Journal für Orgel, Musica Sacra und Kirche

                   ISSN 2509-7601





Dreistes Marketing: Die "Bachsche Silbermann-Orgel" 

Erstaunliche Fakten einer einträglichen Allianz

Seit Jahr und Tag wird auf dem Musikmarkt die unreflektierte Mär verbreitet, Bach wäre quasi gleich Silbermann und am besten könne man die Musik des Thüringers auf einem Instrument des Sachsen darstellen. Mit dieser Plakatierung lassen sich CDs, DVDs, Digitalorgeln, Samplesets,
Konzertkarten und Hotelbuchungen besser verkaufen. Bei genauerem Betrachten mag man den Marktinteressierten angesichts eines derartigen Ansinnens entgegenhalten: Leider wird da kein Schuh draus, noch nicht einmal ein linker oder rechter Flip-Flop, mit dem man den Weg der Wahrheit ein paar Meter weit beschreiten könnte.

Drei gut belegte Gegenargumente

1. Die biographische Faktenlage gibt nämlich gänzlich anderes her: Nachweislich traf Johann Sebastian Bach mit dem Zeitgenossen Gottfried Silbermann nicht nur erst vier Jahre vor seinem Tod zusammen. Auch die Instrumente Silbermanns lernte Bach erst ab ca. 1730 kennen, als er bereits den größten Teil seiner Orgelwerke komponiert hatte. Indes sind die Kontakte des Komponisten zu anderen Orgelbauern ab seinen ersten Organistenjahren zu Arnstadt (1703) gut dokumentiert. Namen wie Hildebrandt, Stertzing, Trebs, Trost und Wender wären hier zuvörderst zu nennen.

2. Die Orgelwerke Johann Sebastian Bachs waren und sind mit Gottfried Silbermanns Instrumenten bei begrenztem Pedalumfang und konservativer Stimmung nur sehr erschwert zu realisieren. Letztere widerspricht dem wohltemperierten Musizieren. Zum Ärger mancher Zeitgenossen hielt Silbermann nachweislich am "Wolf gis-es" fest.

3. Bedeutsamer ist aber ein substanzieller Faktor: Bachs kreative, innovative und flexible Orgelbauvorstellungen passten nicht zu denen Silbermanns, der recht uniform disponierte (und auch deshalb wirtschaftlich hoch effiziente) Instrumente konstruierte. Bachs Ideen waren der Trias Gravität, Schärfe und Lieblichkeit gewidmet. Sie griffen zwar den mitteldeutschen Orgeltyp thüringischer Prägung deutlich auf, integrierten
aber Innovationen aus anderen Strömungen bereitwillig und antizipierten im Rahmen eines visuell aufgeweichten Werkprinzips den galanten Stil - u.a. durch viele uns heute nahezu romantisch erscheinende 8- und 4-Fuß-Register.

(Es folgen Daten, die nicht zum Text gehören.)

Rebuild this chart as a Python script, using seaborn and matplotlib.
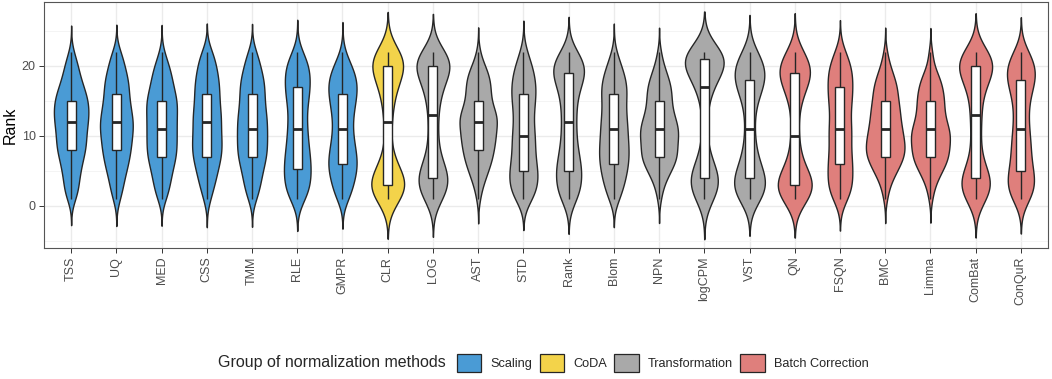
import matplotlib
matplotlib.use("Agg")
import matplotlib.pyplot as plt
import numpy as np
import pandas as pd
import seaborn as sns
from matplotlib.patches import Patch

# Ranks 1..22 and how often each method got each rank
ranks = list(range(1, 23))

scaling_methods = ["TSS", "UQ", "MED", "CSS", "TMM", "RLE", "GMPR"]
scaling_counts = [
    [2, 3, 3, 3, 4, 4, 5, 6, 6, 6, 6, 7, 7, 7, 7, 6, 5, 4, 3, 3, 2, 1],  # TSS
    [2, 2, 3, 3, 4, 5, 5, 6, 6, 6, 7, 7, 6, 6, 5, 5, 5, 5, 4, 3, 3, 2],  # UQ
    [2, 3, 3, 4, 4, 5, 6, 6, 6, 6, 6, 6, 6, 6, 7, 5, 5, 4, 4, 3, 2, 1],  # MED
    [2, 2, 3, 4, 4, 5, 6, 6, 6, 6, 5, 6, 6, 5, 5, 5, 5, 5, 4, 4, 3, 3],  # CSS
    [2, 3, 3, 4, 4, 5, 6, 6, 6, 6, 6, 6, 6, 5, 5, 5, 5, 5, 4, 3, 3, 2],  # TMM
    [4, 5, 5, 5, 6, 5, 5, 5, 4, 4, 4, 4, 3, 4, 4, 5, 5, 5, 5, 5, 4, 2],  # RLE
    [3, 4, 4, 5, 6, 6, 6, 5, 5, 4, 4, 4, 4, 5, 5, 6, 6, 6, 5, 4, 2, 1],  # GMPR
]

coda_methods = ["CLR"]
coda_counts = [
    [7, 8, 11, 8, 5, 3, 2, 2, 1, 1, 1, 2, 2, 2, 2, 3, 4, 5, 5, 10, 9, 7],  # CLR
]

transformation_methods = ["LOG", "AST", "STD", "Rank", "Blom", "NPN", "logCPM", "VST"]
transformation_counts = [
    [5, 6, 7, 8, 6, 4, 3, 2, 2, 2, 2, 2, 2, 2, 3, 3, 4, 5, 6, 11, 9, 6],  # LOG
    [1, 1, 2, 3, 4, 5, 6, 6, 7, 7, 7, 8, 8, 6, 5, 5, 5, 5, 4, 3, 1, 1],  # AST
    [5, 5, 6, 6, 6, 5, 5, 4, 5, 5, 4, 4, 4, 4, 5, 5, 5, 5, 4, 4, 2, 2],  # STD
    [5, 5, 5, 5, 6, 5, 4, 4, 3, 3, 3, 3, 3, 3, 3, 4, 4, 6, 8, 8, 6, 4],  # Rank
    [3, 3, 4, 5, 5, 6, 6, 6, 6, 5, 6, 5, 5, 5, 4, 6, 5, 5, 4, 3, 2, 1],  # Blom
    [1, 1, 2, 3, 5, 6, 8, 7, 7, 8, 8, 7, 6, 5, 5, 5, 5, 4, 3, 2, 1, 1],  # NPN
    [5, 6, 7, 8, 6, 3, 2, 2, 1, 1, 1, 1, 1, 1, 2, 2, 4, 5, 6, 9, 15, 12],  # logCPM
    [7, 7, 8, 7, 6, 4, 3, 3, 2, 2, 2, 2, 2, 2, 3, 4, 6, 7, 7, 7, 5, 4],  # VST
]

batch_methods = ["QN", "FSQN", "BMC", "Limma", "ComBat", "ConQuR"]
batch_counts = [
    [8, 9, 10, 8, 5, 3, 2, 2, 2, 2, 1, 1, 2, 2, 2, 3, 5, 7, 8, 8, 6, 4],  # QN
    [4, 5, 5, 5, 5, 5, 5, 4, 4, 5, 5, 4, 4, 4, 5, 5, 5, 5, 5, 5, 3, 3],  # FSQN
    [1, 1, 2, 3, 5, 6, 8, 8, 8, 7, 7, 6, 6, 6, 5, 5, 5, 4, 3, 2, 1, 1],  # BMC
    [1, 1, 2, 3, 5, 6, 8, 7, 8, 8, 8, 6, 6, 5, 6, 5, 5, 4, 3, 1, 1, 1],  # Limma
    [6, 7, 8, 7, 5, 3, 2, 2, 2, 2, 2, 2, 3, 2, 2, 3, 4, 5, 7, 10, 9, 7],  # ComBat
    [5, 6, 6, 6, 5, 4, 4, 4, 4, 4, 3, 3, 3, 3, 3, 4, 5, 6, 7, 6, 5, 4],  # ConQuR
]

group_names = ["Scaling", "CoDA", "Transformation", "Batch Correction"]
group_colors = ["#4a9bd5", "#f3d34a", "#a9a9a9", "#df7f7c"]

# long table: one row per (method, dataset rank)
rows = []
blocks = [
    ("Scaling", scaling_methods, scaling_counts),
    ("CoDA", coda_methods, coda_counts),
    ("Transformation", transformation_methods, transformation_counts),
    ("Batch Correction", batch_methods, batch_counts),
]
for grp, names, counts in blocks:
    for name, cnt in zip(names, counts):
        for r, c in zip(ranks, cnt):
            rows += [(name, grp, r)] * c
df = pd.DataFrame(rows, columns=["method", "group", "rank"])
methods = scaling_methods + coda_methods + transformation_methods + batch_methods

sns.set_theme(style="white")
plt.rcParams["font.family"] = ["Liberation Sans", "DejaVu Sans"]

fig = plt.figure(figsize=(10.52, 3.79), dpi=100)
ax = fig.add_axes([44 / 1052, 1 - 248.3 / 379, 1004 / 1052, 246.3 / 379])

edge = "#262626"
sns.violinplot(
    data=df, x="method", y="rank", hue="group", order=methods,
    hue_order=group_names, palette=dict(zip(group_names, group_colors)),
    dodge=False, density_norm="area", common_norm=True, bw_method=0.27,
    cut=2.67, width=0.86, inner=None, linewidth=1.0, linecolor=edge,
    saturation=1, legend=False, ax=ax,
)
sns.boxplot(
    data=df, x="method", y="rank", order=methods, width=0.2, color="white",
    linecolor=edge, linewidth=1.0, saturation=1, showfliers=False,
    showcaps=False, medianprops={"linewidth": 2.0}, ax=ax,
)

ax.set_xlim(-0.6, 21.6)
ax.set_ylim(-6.04, 29.1)
ax.set_yticks([0, 10, 20])
ax.set_yticks([-5, 5, 15, 25], minor=True)
ax.grid(which="major", color="#EBEBEB", linewidth=1.0)
ax.grid(which="minor", axis="y", color="#F3F3F3", linewidth=0.6)
ax.set_axisbelow(True)
ax.tick_params(axis="both", which="major", length=3.5, width=0.7, color="#333333",
               labelcolor="#4D4D4D", labelsize=9, pad=2.5, bottom=True, left=True)
ax.tick_params(axis="y", which="minor", length=0)
plt.setp(ax.get_xticklabels(), rotation=90)
ax.set_xlabel("")
ax.set_ylabel("Rank", fontsize=11.5, color="black")
ax.yaxis.set_label_coords((18 - 44) / 1004, 0.5)
for sp in ax.spines.values():
    sp.set_color("#555555")
    sp.set_linewidth(0.8)

handles = [Patch(facecolor=c, edgecolor=edge, linewidth=0.9) for c in group_colors]
fig.legend(handles, group_names, loc="center left",
           bbox_to_anchor=(457 / 1052, 1 - 363 / 379), ncol=4, frameon=False,
           fontsize=9.2, handlelength=1.9, handleheight=1.9, handletextpad=0.7,
           columnspacing=0.6, borderpad=0, borderaxespad=0)
fig.text(446 / 1052, 1 - 363 / 379, "Group of normalization methods",
         ha="right", va="center", fontsize=11.5)

fig.savefig("out.png", dpi=100)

Bachs integrative Orgel-Trias: Gravität, Schärfe und Lieblichkeit   

Konkret erfordern Bachs Vorstellungen folgende Dispositionskriterien:

- möglichst 16-Fuß-Basis - mitunter auch mit Zungenstimmen - in den Manualen, insbesondere im Hauptwerk und selbst in kleineren Räumen eine Pedaldisposition mit 32-Fuß-Registern (Gravität),

- möglichst komplett ausgebauter Prinzipalchor inkl. Mixturen, dazu Sesquialteramischungen in allen Manualen (Schärfe) und

- nicht zuletzt Streicher und Charakterstimmen wie
Gambe, Salicional, Violon, Fugara, Unda maris, Flaut douce/traversiere oder dergleichen (Lieblichkeit).

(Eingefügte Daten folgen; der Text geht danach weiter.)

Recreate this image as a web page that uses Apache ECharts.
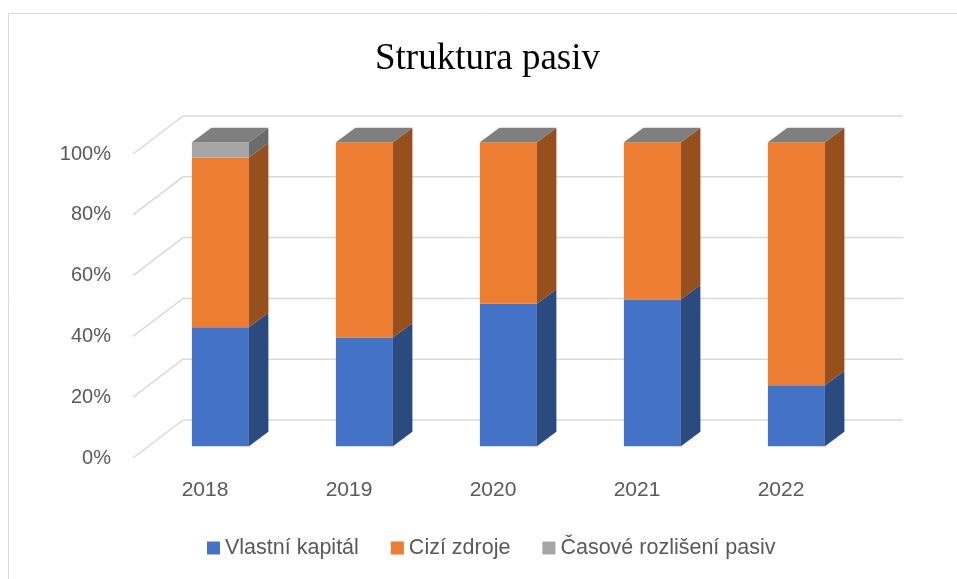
<!DOCTYPE html>
<html>
<head>
<meta charset="utf-8">
<script src="https://cdn.jsdelivr.net/npm/echarts@6/dist/echarts.min.js"></script>
<style>
  html, body { margin: 0; padding: 0; background: #fff; }
  #chart { width: 957px; height: 579px; }
</style>
</head>
<body>
<div id="chart"></div>
<script>
// data
const years = ['2018', '2019', '2020', '2021', '2022'];
const vlastniKapital = [39.2, 35.8, 46.9, 48.3, 20.1];
const ciziZdroje = [55.8, 64.2, 53.1, 51.7, 79.9];
const casoveRozliseni = [5.0, 0, 0, 0, 0];
const yTicks = [0, 20, 40, 60, 80, 100];

// 3D look (pixels)
const WALL_DX = 50, WALL_DY = -38;      // depth of the back wall
const BAR_DX = 15.4, BAR_DY = -11.7;    // bar front plane vs. axis plane
const DEPTH_X = 19.5, DEPTH_Y = -14.5;  // depth of one bar
const BAR_W = 57;

const chart = echarts.init(document.getElementById('chart'));

function stackBase(idx) {
    const all = [vlastniKapital, ciziZdroje, casoveRozliseni];
    return years.map((y, i) => {
        let s = 0;
        for (let k = 0; k < idx; k++) s += all[k][i];
        return s;
    });
}

function barData(vals, idx) {
    const base = stackBase(idx);
    return years.map((y, i) => [i, base[i], base[i] + vals[i]]);
}

function barRenderer(front, side, top, drawTop) {
    return function (params, api) {
        const i = api.value(0);
        const p0 = api.coord([i, api.value(1)]);
        const p1 = api.coord([i, api.value(2)]);
        const xl = p0[0] + BAR_DX - BAR_W / 2;
        const xr = xl + BAR_W;
        const yb = p0[1] + BAR_DY;
        const yt = p1[1] + BAR_DY;
        const children = [];
        if (yb - yt > 0.01) {
            children.push({
                type: 'rect',
                shape: { x: xl, y: yt, width: BAR_W, height: yb - yt },
                style: { fill: front }
            });
            children.push({
                type: 'polygon',
                shape: { points: [[xr, yb], [xr + DEPTH_X, yb + DEPTH_Y], [xr + DEPTH_X, yt + DEPTH_Y], [xr, yt]] },
                style: { fill: side }
            });
        }
        if (drawTop) {
            children.push({
                type: 'polygon',
                shape: { points: [[xl, yt], [xr, yt], [xr + DEPTH_X, yt + DEPTH_Y], [xl + DEPTH_X, yt + DEPTH_Y]] },
                style: { fill: top }
            });
        }
        return { type: 'group', children: children };
    };
}

function wallRenderer(params, api) {
    const y = api.coord([0, api.value(1)])[1];
    const x0 = params.coordSys.x;
    const w = params.coordSys.width;
    return {
        type: 'polyline',
        shape: { points: [[x0, y], [x0 + WALL_DX, y + WALL_DY], [x0 + WALL_DX + w, y + WALL_DY]] },
        style: { stroke: '#d9d9d9', lineWidth: 1.5, fill: null }
    };
}

const option = {
    backgroundColor: '#fff',
    animation: false,
    title: {
        text: 'Struktura pasiv',
        left: 375,
        top: 41,
        padding: 0,
        textStyle: {
            fontFamily: 'Liberation Serif',
            fontWeight: 'normal',
            fontSize: 37,
            color: '#000'
        }
    },
    graphic: [{
        type: 'rect',
        shape: { x: 8.5, y: 13.5, width: 1000, height: 1000 },
        style: { fill: 'none', stroke: '#d9d9d9', lineWidth: 1 },
        silent: true
    }],
    legend: {
        data: ['Vlastní kapitál', 'Cizí zdroje', 'Časové rozlišení pasiv'],
        left: 207,
        top: 537,
        padding: 0,
        icon: 'rect',
        itemWidth: 13,
        itemHeight: 13,
        itemGap: 32,
        textStyle: {
            fontFamily: 'Liberation Sans',
            fontSize: 21.5,
            color: '#595959'
        }
    },
    grid: {
        left: 133,
        top: 154,
        width: 720,
        height: 304
    },
    xAxis: {
        type: 'category',
        data: years,
        axisLine: { show: false },
        axisTick: { show: false },
        axisLabel: {
            margin: 22,
            fontFamily: 'Liberation Sans',
            fontSize: 21,
            color: '#595959'
        }
    },
    yAxis: {
        type: 'value',
        min: 0,
        max: 100,
        interval: 20,
        axisLine: { show: false },
        axisTick: { show: false },
        splitLine: { show: false },
        axisLabel: {
            formatter: '{value}%',
            margin: 22,
            fontFamily: 'Liberation Sans',
            fontSize: 20,
            color: '#595959'
        }
    },
    series: [
        {
            type: 'custom',
            name: 'walls',
            z: 1,
            silent: true,
            renderItem: wallRenderer,
            encode: { x: 0, y: 1 },
            data: yTicks.map(v => [0, v])
        },
        {
            type: 'custom',
            name: 'Vlastní kapitál',
            z: 2,
            itemStyle: { color: '#4472c4' },
            renderItem: barRenderer('#4472c4', '#2b4a80', '#7f7f7f', false),
            encode: { x: 0, y: 2 },
            data: barData(vlastniKapital, 0)
        },
        {
            type: 'custom',
            name: 'Cizí zdroje',
            z: 3,
            itemStyle: { color: '#ed7d31' },
            renderItem: barRenderer('#ed7d31', '#974f1d', '#7f7f7f', false),
            encode: { x: 0, y: 2 },
            data: barData(ciziZdroje, 1)
        },
        {
            type: 'custom',
            name: 'Časové rozlišení pasiv',
            z: 4,
            itemStyle: { color: '#a5a5a5' },
            renderItem: barRenderer('#a5a5a5', '#6b6b6b', '#7f7f7f', true),
            encode: { x: 0, y: 2 },
            data: barData(casoveRozliseni, 2)
        }
    ]
};

chart.setOption(option);
</script>
</body>
</html>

Fazit: Nord-Süd- vs. Ost-West-Beziehungen

Summa summarum stellt der von Bach entworfene Orgeltyp eine Synthese der norddeutschen und süddeutschen Vorstellungswelt dar: ausgebautes und somit solistisches Pedal, dazu galant-expressive Solostimmen, die den dynamischen Darstellungsrahmen eines klanglich gut fundamentierten Orgelklanges nahezu individualistisch erweitern.

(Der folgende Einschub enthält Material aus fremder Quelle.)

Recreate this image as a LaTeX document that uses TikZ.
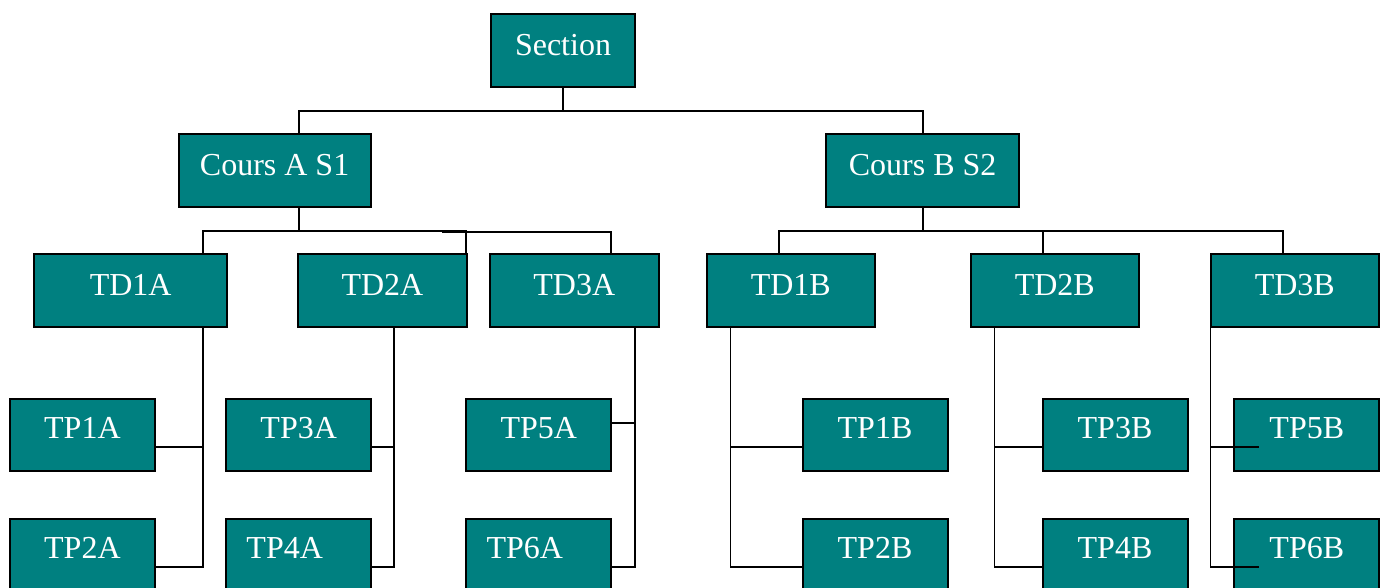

Gottfried Silbermanns standardisiertes und merkantil durchdekliniertes Orgelmuster schlägt hingegen den Bogen von Ost nach West. Es leugnet mitnichten die konservativen Elemente des französischen Orgelbaus, die er bei seinem Bruder zu Straßburg erlernte. 

Die Behauptung einer silbermannschen Bachorgel ist tumbes und dreistes Marketing.

Um aber diese Metapher besser in die Werbewelt einordnen zu können, muss man wissen: Die Silbermann-Orgel als vermeintliche Bach-Orgel gehört zu einer umfassenderen unhistorischen Heldensaga, die schon so lange in den Charts ist, dass man zunächst zwischen Tradition, Brauchtum und alternativen Fakten nicht mehr zu unterscheiden vermag.  (© mpk)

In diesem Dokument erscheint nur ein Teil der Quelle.